== Task data

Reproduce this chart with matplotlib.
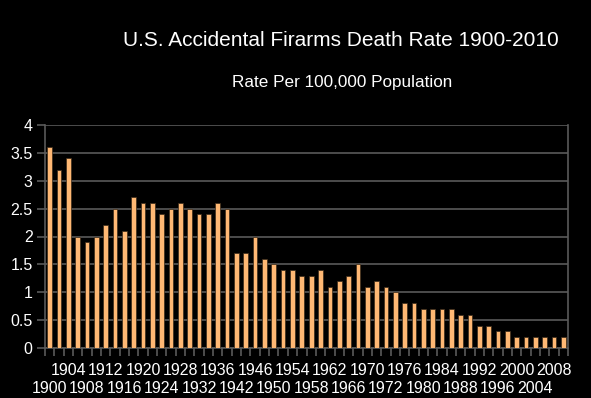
import numpy as np
import matplotlib
matplotlib.use("Agg")
import matplotlib.pyplot as plt

years = [1900, 1902, 1904, 1906, 1908, 1910, 1912, 1914, 1916, 1918,
         1920, 1922, 1924, 1926, 1928, 1930, 1932, 1934, 1936, 1940,
         1942, 1944, 1946, 1948, 1950, 1952, 1954, 1956, 1958, 1960,
         1962, 1964, 1966, 1968, 1970, 1971, 1972, 1974, 1976, 1978,
         1980, 1982, 1984, 1986, 1988, 1990, 1992, 1994, 1996, 1998,
         2000, 2002, 2004, 2006, 2008, 2010]
rates = [3.6, 3.2, 3.4, 2.0, 1.9, 2.0, 2.2, 2.5, 2.1, 2.7,
         2.6, 2.6, 2.4, 2.5, 2.6, 2.5, 2.4, 2.4, 2.6, 2.5,
         1.7, 1.7, 2.0, 1.6, 1.5, 1.4, 1.4, 1.3, 1.3, 1.4,
         1.1, 1.2, 1.3, 1.5, 1.1, 1.2, 1.1, 1.0, 0.8, 0.8,
         0.7, 0.7, 0.7, 0.7, 0.6, 0.6, 0.4, 0.4, 0.3, 0.3,
         0.2, 0.2, 0.2, 0.2, 0.2, 0.2]
y_ticks = [0, 0.5, 1, 1.5, 2, 2.5, 3, 3.5, 4]

BG = "black"
GRID = "#5a5a5a"
BAR = "#FFB874"
FONT = "Liberation Sans"

plt.rcParams['font.family'] = [FONT, 'DejaVu Sans']

fig = plt.figure(figsize=(5.91, 3.98), dpi=100, facecolor=BG)
ax = fig.add_axes([45 / 591, 1 - 348 / 398, (568 - 45) / 591, (348 - 125) / 398])
ax.set_facecolor(BG)

x = np.arange(len(years))
ax.bar(x, rates, width=0.5, color=BAR, edgecolor="#3a2a1a", linewidth=0.5, zorder=3)

ax.set_xlim(-0.5, len(years) - 0.5)
ax.set_ylim(0, 4)
ax.set_yticks(y_ticks)
ax.set_yticklabels([f"{v:g}" for v in y_ticks])
ax.yaxis.grid(True, color=GRID, linewidth=1.2, zorder=0)

# every other category gets a label, rows alternate (1900 low, 1904 high)
pos = x[::2]
ax.set_xticks(pos)
ax.set_xticklabels([str(years[p]) for p in pos])
ax.set_xticks(np.arange(-0.5, len(years)), minor=True)
ax.tick_params(axis="x", which="major", length=0, pad=11, labelsize=11.5, colors="white")
ax.tick_params(axis="x", which="minor", length=6, width=1.2, color=GRID, direction="out")
ax.tick_params(axis="y", length=6, width=1.2, color=GRID, labelsize=11.5, labelcolor="white", pad=3)
for i, t in enumerate(ax.xaxis.get_major_ticks()):
    if i % 2 == 0:
        t.set_pad(24)

for side in ["left", "bottom", "right"]:
    ax.spines[side].set_color(GRID)
    ax.spines[side].set_linewidth(1.2)
ax.spines["top"].set_visible(False)

fig.text(341 / 591, 1 - 40 / 398, "U.S. Accidental Firarms Death Rate 1900-2010",
         color="white", fontsize=15, ha="center", va="center")
fig.text(342 / 591, 1 - 82 / 398, "Rate Per 100,000 Population",
         color="white", fontsize=12.3, ha="center", va="center")

fig.savefig("out.png", dpi=100, facecolor=BG)
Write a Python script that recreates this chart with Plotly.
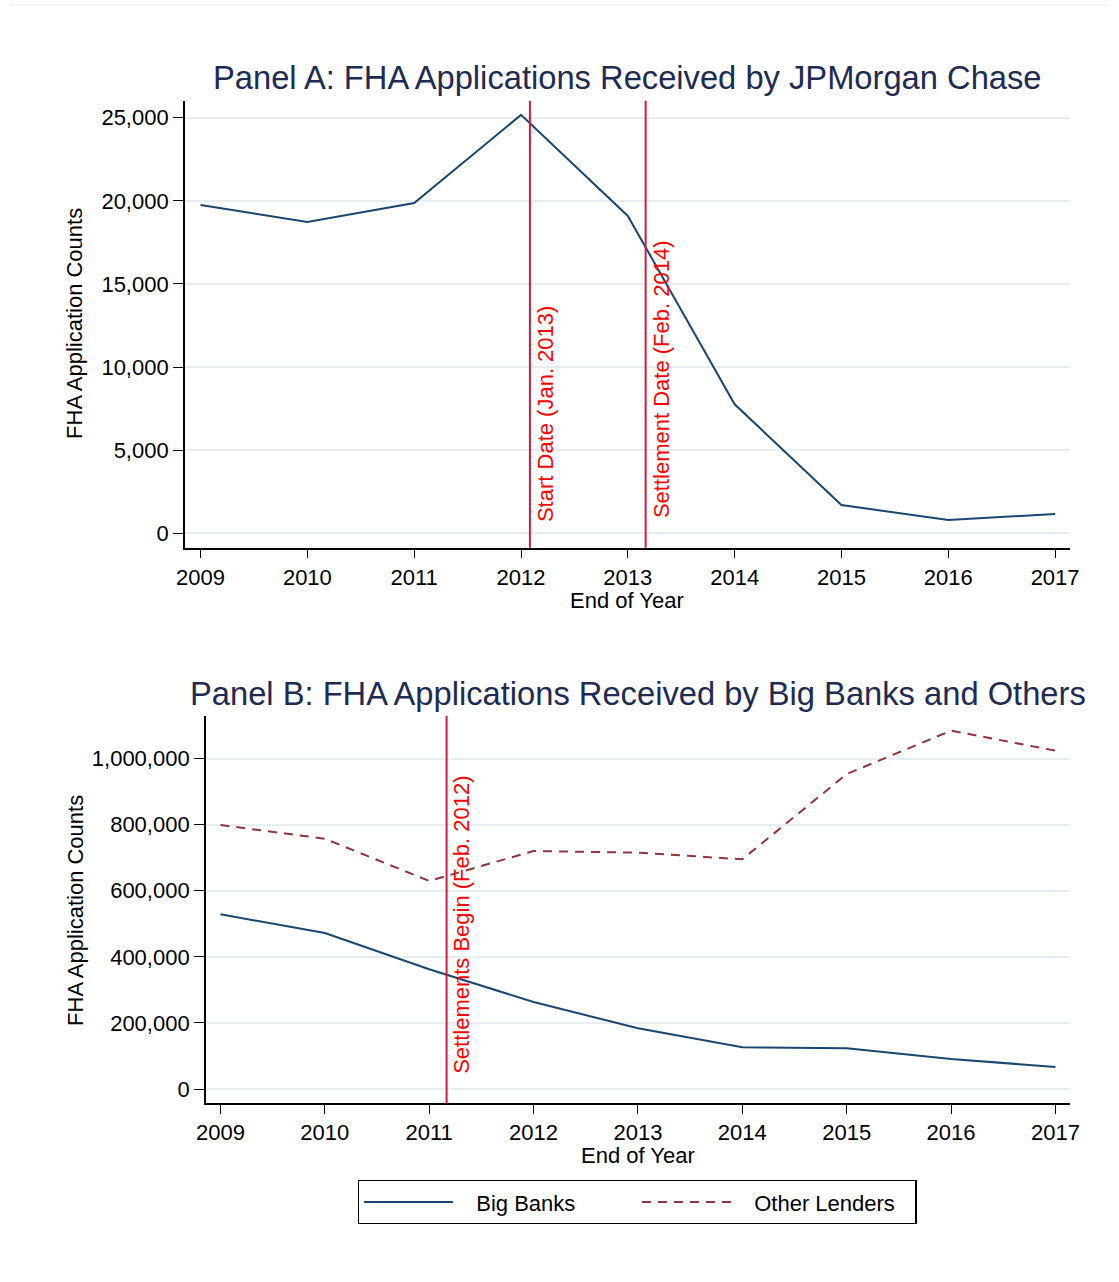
import plotly.graph_objects as go

# ---------------- data ----------------
years = [2009, 2010, 2011, 2012, 2013, 2014, 2015, 2016, 2017]
jpm_counts = [19750, 18730, 19870, 25170, 19090, 7760, 1700, 800, 1160]
big_banks = [528800, 472200, 362300, 263400, 183700, 126200, 123200, 90800, 66600]
other_lenders = [799200, 757700, 629700, 720500, 715300, 695300, 953500, 1084600, 1024100]

a_ticks = [0, 5000, 10000, 15000, 20000, 25000]
b_ticks = [0, 200000, 400000, 600000, 800000, 1000000]

a_events = [(2012 + 1/12, "Start Date (Jan. 2013)", 580),
            (2013 + 2/12, "Settlement Date (Feb. 2014)", 800)]
b_events = [(2011 + 2/12, "Settlements Begin (Feb. 2012)", 40000)]

series_names = ["Big Banks", "Other Lenders"]

# ---------------- styling ----------------
W, H = 1119, 1282
# measured horizontal mapping of the rendered page: screen_x = 9 + 0.983 * fig_x
X0, XS = 9.0, 0.983
FONT = "Liberation Sans, Arial, Helvetica, sans-serif"
NAVY = "#1a476f"
MAROON = "#90353b"
VLINE = "#cc1b40"
GRID = "#e7eef1"
TITLE = "#1e2b52"
FS = 22
NB = "\u00a0" * 3


def px(x):
    return ((x - X0) / XS) / W


def py(y):
    return 1 - y / H


fig = go.Figure()

fig.add_trace(go.Scatter(x=years, y=jpm_counts, mode="lines",
                         line=dict(color=NAVY, width=2), showlegend=False,
                         xaxis="x", yaxis="y"))
fig.add_trace(go.Scatter(x=years, y=big_banks, mode="lines", name=NB + series_names[0],
                         line=dict(color=NAVY, width=2),
                         xaxis="x2", yaxis="y2"))
fig.add_trace(go.Scatter(x=years, y=other_lenders, mode="lines", name=NB + series_names[1],
                         line=dict(color=MAROON, width=2, dash="9px,7px"),
                         xaxis="x2", yaxis="y2"))

common_x = dict(tickvals=years, ticks="outside", ticklen=9, tickwidth=1.2, tickcolor="black",
                showline=True, linecolor="black", linewidth=1.5, showgrid=False,
                zeroline=False, tickfont=dict(size=FS, color="black", family=FONT))
common_y = dict(ticks="outside", ticklen=10, tickwidth=1.2, tickcolor="black",
                showline=True, linecolor="black", linewidth=1.5, showgrid=True,
                gridcolor=GRID, gridwidth=2, zeroline=False, tickformat=",d",
                tickfont=dict(size=FS, color="black", family=FONT))

shapes = []
annotations = []

for ref, ev_list, yr in (("", a_events, "y"), ("2", b_events, "y2")):
    for xv, label, ylab in ev_list:
        shapes.append(dict(type="line", xref="x" + ref, yref=yr + " domain",
                           x0=xv, x1=xv, y0=0, y1=1,
                           line=dict(color=VLINE, width=2)))
        annotations.append(dict(x=xv, y=ylab, xref="x" + ref, yref=yr,
                                text=label, textangle=-90, showarrow=False,
                                xanchor="left", yanchor="bottom", xshift=1,
                                font=dict(size=FS, color="#ff0000", family=FONT)))

# faint outer frame (top edge)
shapes.append(dict(type="line", xref="paper", yref="paper", x0=0, x1=1, y0=py(5), y1=py(5),
                   line=dict(color="#e6eded", width=1)))

# titles
for txt, xc, yc in (("Panel A: FHA Applications Received by JPMorgan Chase", 627, 78),
                    ("Panel B: FHA Applications Received by Big Banks and Others", 637.5, 693)):
    annotations.append(dict(x=px(xc), y=py(yc), xref="paper", yref="paper", text=txt,
                            showarrow=False, xanchor="center", yanchor="middle",
                            font=dict(size=32.7, color=TITLE, family=FONT)))
for xc, yc in ((627, 600), (637.5, 1155)):
    annotations.append(dict(x=px(xc), y=py(yc), xref="paper", yref="paper", text="End of Year",
                            showarrow=False, xanchor="center", yanchor="middle",
                            font=dict(size=FS, color="black", family=FONT)))
for yc in (323, 910):
    annotations.append(dict(x=px(74), y=py(yc), xref="paper", yref="paper",
                            text="FHA Application Counts", textangle=-90,
                            showarrow=False, xanchor="center", yanchor="middle",
                            font=dict(size=FS, color="black", family=FONT)))

fig.update_layout(
    width=W, height=H,
    margin=dict(l=0, r=0, t=0, b=0),
    paper_bgcolor="white", plot_bgcolor="white",
    font=dict(family=FONT, color="black"),
    xaxis=dict(domain=[px(184), px(1070)], range=[2008.853, 2017.14], anchor="y", **common_x),
    yaxis=dict(domain=[py(547.7), py(100.7)], range=[-866, 26023], anchor="x",
               tickvals=a_ticks, **common_y),
    xaxis2=dict(domain=[px(205), px(1070)], range=[2008.86, 2017.14], anchor="y2", **common_x),
    yaxis2=dict(domain=[py(1103.3), py(715.7)], range=[-43300, 1130000], anchor="x2",
                tickvals=b_ticks, **common_y),
    shapes=shapes,
    annotations=annotations,
    legend=dict(orientation="h", x=px(357), y=py(1180), xanchor="left", yanchor="top",
                bordercolor="black", borderwidth=1.2, bgcolor="white",
                font=dict(size=FS, color="black", family=FONT),
                itemwidth=89, entrywidth=174, entrywidthmode="pixels",
                traceorder="normal"),
    showlegend=True,
)

fig.write_html("out.html")
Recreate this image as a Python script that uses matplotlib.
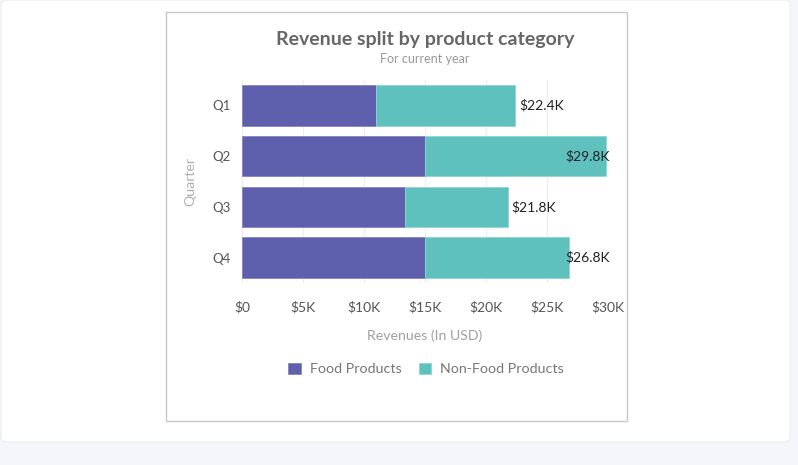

====

▶ Task directions
Give back exactly the lines from the first line of the data through the line with "import matplotlib.pyplot as plt", pictures excluded.

▶ Result for this exercise
Reproduce this chart with matplotlib.
import numpy as np
import matplotlib
matplotlib.use("Agg")
import matplotlib.pyplot as plt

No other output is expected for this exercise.